My first experience of the disc valve engine occurred when I purchased an ED Bee following my first week at work, age 16, in September 1948. This cost me my full weeks pay and my mother's reaction was, "were is my share?" It just shows how immature I must have been having just left Wimbledon Technical College with a 1st Class Diploma (like ONC). It was some ten years later and without any design and development experience of disc valves that I determined that such a system should be constructed.

The most powerful engines up to that time had featured disc valve induction with record speeds being set by engines such as the McCoy 60 (10 cc) On a small 1.5 cc capacity engine, it is difficult to achieve an adequate gas flow due to the limited diameter of the crankcase bore which restricts the diameter of the intake port. Testing of the drum valve system had shown little improvement over the original reed induction. So research rather than development was required to investigate the unsatisfactory output of the Fury. Unfortunately I did not have the ICE program to guide me; just my chart. Performance of the disc prototype was only marginally better than the reed and comparable to the drum. It was however more compact, lighter, and was easy to modify by cut and try, so it appeared the best compromise for further development

Just how well a disc system will perform depends on the wear rate and friction loss. Eccentric loads from the crankpin must not be transmitted to the disc as such forces can cause rapid wear and catastrophic failures of both disc and conrod. My evaluation at that time was that the disc could be mounted on a pin which revolved in the backplate. The length of the bearing would thus be greater, increasing disc life. Such a system would also permit a smaller diameter pin to be applied, however I did not explore this idea in greater depth.
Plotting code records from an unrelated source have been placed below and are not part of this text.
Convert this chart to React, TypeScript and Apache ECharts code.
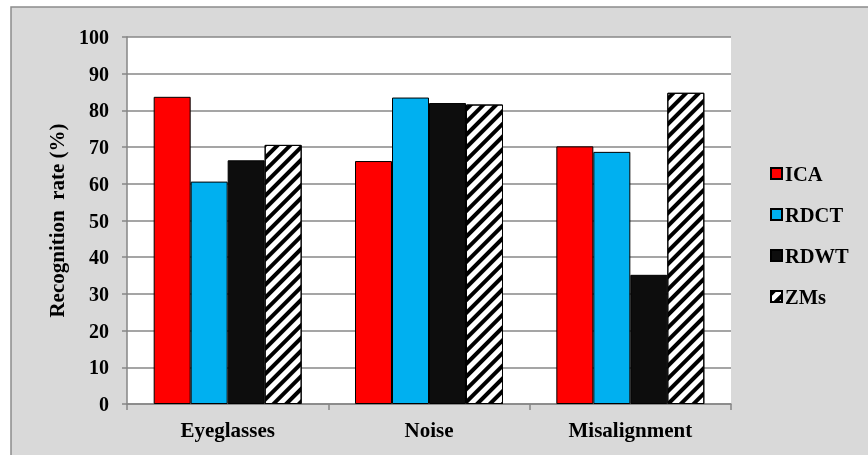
import React, { useEffect, useRef } from "react";
import * as echarts from "echarts";

const categories = ["Eyeglasses", "Noise", "Misalignment"];
const seriesNames = ["ICA", "RDCT", "RDWT", "ZMs"];
const icaValues = [83.7, 66.2, 70.2];
const rdctValues = [60.6, 83.5, 68.7];
const rdwtValues = [66.4, 82.0, 35.2];
const zmsValues = [70.6, 81.6, 84.8];
const yTicks = [0, 10, 20, 30, 40, 50, 60, 70, 80, 90, 100];

const FONT = '"Liberation Serif", "Times New Roman", serif';

export default function App() {
  const ref = useRef<HTMLDivElement>(null);
  useEffect(() => {
    if (!ref.current) return;
    const chart = echarts.init(ref.current, undefined, { renderer: "svg" });
    const border = { borderColor: "#000", borderWidth: 1 };
    const values = [icaValues, rdctValues, rdwtValues, zmsValues];
    const colors = ["#ff0000", "#00b0f0", "#0d0d0d", "#ffffff"];
    chart.setOption({
      animation: false,
      graphic: [
        {
          type: "rect",
          shape: { x: 11, y: 7, width: 870, height: 460 },
          style: { fill: "#d9d9d9", stroke: "#8c8c8c", lineWidth: 1.5 },
          z: -10,
          silent: true,
        },
      ],
      grid: {
        left: 127,
        right: 137,
        top: 37,
        bottom: 51,
        show: true,
        backgroundColor: "#ffffff",
        borderWidth: 0,
      },
      legend: {
        orient: "vertical",
        left: 765,
        top: 158,
        itemWidth: 11,
        itemHeight: 11,
        itemGap: 20,
        icon: "rect",
        data: seriesNames,
        textStyle: {
          fontFamily: FONT,
          fontWeight: "bold",
          fontSize: 20.5,
          color: "#000",
          lineHeight: 20,
          padding: [0, 0, 0, -2],
        },
      },
      xAxis: {
        type: "category",
        data: categories,
        axisLine: { lineStyle: { color: "#868686", width: 1.5 } },
        axisTick: { show: true, length: 6, lineStyle: { color: "#868686", width: 1.5 } },
        axisLabel: {
          fontFamily: FONT,
          fontWeight: "bold",
          fontSize: 21,
          color: "#000",
          margin: 15,
        },
      },
      yAxis: {
        type: "value",
        min: 0,
        max: 100,
        interval: 10,
        name: "Recognition  rate (%)",
        nameLocation: "middle",
        nameGap: 60,
        nameTextStyle: {
          fontFamily: FONT,
          fontWeight: "bold",
          fontSize: 21,
          color: "#000",
        },
        axisLine: { show: true, lineStyle: { color: "#868686", width: 1.5 } },
        axisTick: { show: true, length: 5, lineStyle: { color: "#868686", width: 1.5 } },
        splitLine: { lineStyle: { color: "#878787", width: 1.5 } },
        axisLabel: {
          fontFamily: FONT,
          fontWeight: "bold",
          fontSize: 20,
          color: "#000",
          margin: 18,
          formatter: (v: number) => (yTicks.includes(v) ? String(v) : ""),
        },
      },
      series: seriesNames.map((name, i) => ({
        name,
        type: "bar",
        data: values[i],
        barGap: "0%",
        barCategoryGap: "26.5%",
        itemStyle:
          i === 3
            ? {
                color: "#ffffff",
                ...border,
                decal: {
                  symbol: "rect",
                  color: "#000000",
                  backgroundColor: "#ffffff",
                  dashArrayX: [1, 0],
                  dashArrayY: [4, 4.5],
                  rotation: -Math.PI / 4,
                },
              }
            : { color: colors[i], ...border },
      })),
    });
    return () => chart.dispose();
  }, []);
  return (
    <div
      ref={ref}
      style={{ position: "fixed", left: 0, top: 0, width: 868, height: 455 }}
    />
  );
}
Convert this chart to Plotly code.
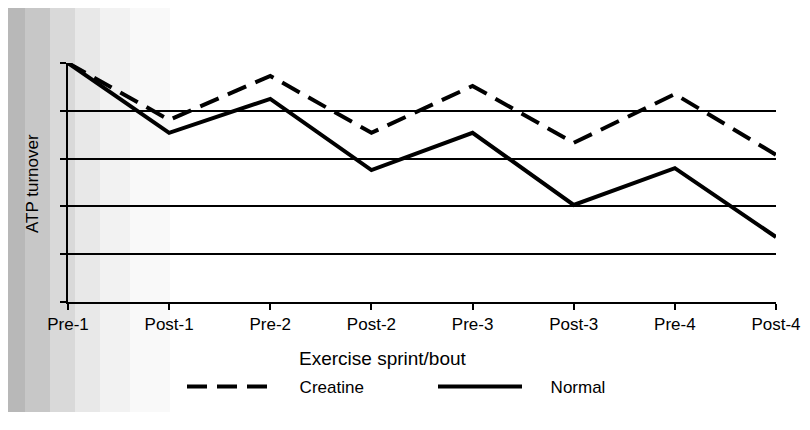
import plotly.graph_objects as go

categories = ["Pre-1", "Post-1", "Pre-2", "Post-2", "Pre-3", "Post-3", "Pre-4", "Post-4"]
creatine = [5.0, 3.81, 4.73, 3.54, 4.52, 3.33, 4.35, 3.08]
normal = [5.0, 3.54, 4.25, 2.76, 3.54, 2.03, 2.80, 1.36]
y_gridlines = [0, 1, 2, 3, 4, 5]
x_title = "Exercise sprint/bout"
y_title = "ATP turnover"

x = list(range(len(categories)))
NB = "\u00a0"

fig = go.Figure()
fig.add_trace(go.Scatter(x=x, y=creatine, mode="lines", name=NB * 5 + "Creatine",
                         line=dict(color="black", width=4, dash="20px,10px")))
fig.add_trace(go.Scatter(x=x, y=normal, mode="lines", name=NB * 5 + "Normal",
                         line=dict(color="black", width=4)))

# figure is placed 8px into the page; plot area 60..768 px, 55..294 px (239 tall)
W, H = 794, 404
PL, PW, PT, PH = 60, 708, 55, 239
def px(v):
    return (v - 8 - PL) / PW
def py(v):
    return (PT + PH - (v - 8)) / PH

# scanned-paper grey shading on the left
shapes = []
steps = [(0, 25, 0.28), (25, 50, 0.22), (50, 75, 0.15), (75, 100, 0.09), (100, 130, 0.05), (130, 170, 0.025)]
for a, b, op in steps:
    shapes.append(dict(type="rect", xref="paper", yref="paper", x0=px(a), x1=px(b),
                       y0=py(430), y1=py(0), fillcolor="black", opacity=op,
                       line=dict(width=0), layer="below"))

annotations = [
    dict(text=x_title, xref="paper", yref="paper", x=px(383), y=py(358),
         xanchor="center", yanchor="middle", showarrow=False, font=dict(size=19)),
    dict(text=y_title, xref="paper", yref="paper", x=px(32), y=py(184), textangle=-90,
         xanchor="center", yanchor="middle", showarrow=False, font=dict(size=17)),
]

fig.update_layout(
    width=W, height=H,
    margin=dict(l=PL, r=W - PL - PW, t=PT, b=H - PT - PH),
    paper_bgcolor="white", plot_bgcolor="rgba(0,0,0,0)",
    font=dict(family="Liberation Sans, Arial, sans-serif", size=17, color="black"),
    showlegend=True,
    legend=dict(orientation="h", xref="container", yref="container", x=(182 - 8) / W,
                y=1 - (387 - 8) / H, yanchor="middle", xanchor="left",
                entrywidth=152, entrywidthmode="pixels", itemwidth=84,
                bgcolor="rgba(0,0,0,0)", font=dict(size=17)),
    shapes=shapes,
    annotations=annotations,
)
fig.update_xaxes(range=[0, 7], tickmode="array", tickvals=x, ticktext=categories,
                 showline=True, linecolor="black", linewidth=2, ticks="outside",
                 ticklen=6, tickwidth=2, tickcolor="black", showgrid=False, zeroline=False,
                 automargin=False, ticklabeloverflow="allow")
fig.update_yaxes(range=[0, 5], tickmode="array", tickvals=y_gridlines, showticklabels=False,
                 showline=True, linecolor="black", linewidth=2, ticks="outside",
                 ticklen=6, tickwidth=2, tickcolor="black", showgrid=True,
                 gridcolor="black", gridwidth=2, zeroline=False, automargin=False)

fig.write_html("out.html")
High rates of wear occur when the disc pivots on a fixed pin. In some cases, a ball bearing has been fitted to the disc to improve life, however this is costly and complex. The disc itself could be made in plastic by injection moulding and it did not have to be retained by a shoulder on the pin as was used for the ED Racer, Bee, Hornet, etc. This implied that frictional losses would be reduced because surface pressure would only be applied during the scavenge phase, hence the precise timing would not be critical. The disc would lift off its seat during the induction phase in a similar fashion to a reed valve. Because the backplate was fixed by four bolts in a square pattern, it was also decided to introduce a second drive hole in the valve at 90 degrees allowing the jet to be assembled either horizontally or vertically. Rotating the assembly 180 degrees permitted the engine to run in the opposite direction. This would increase the sales potential of such a motor.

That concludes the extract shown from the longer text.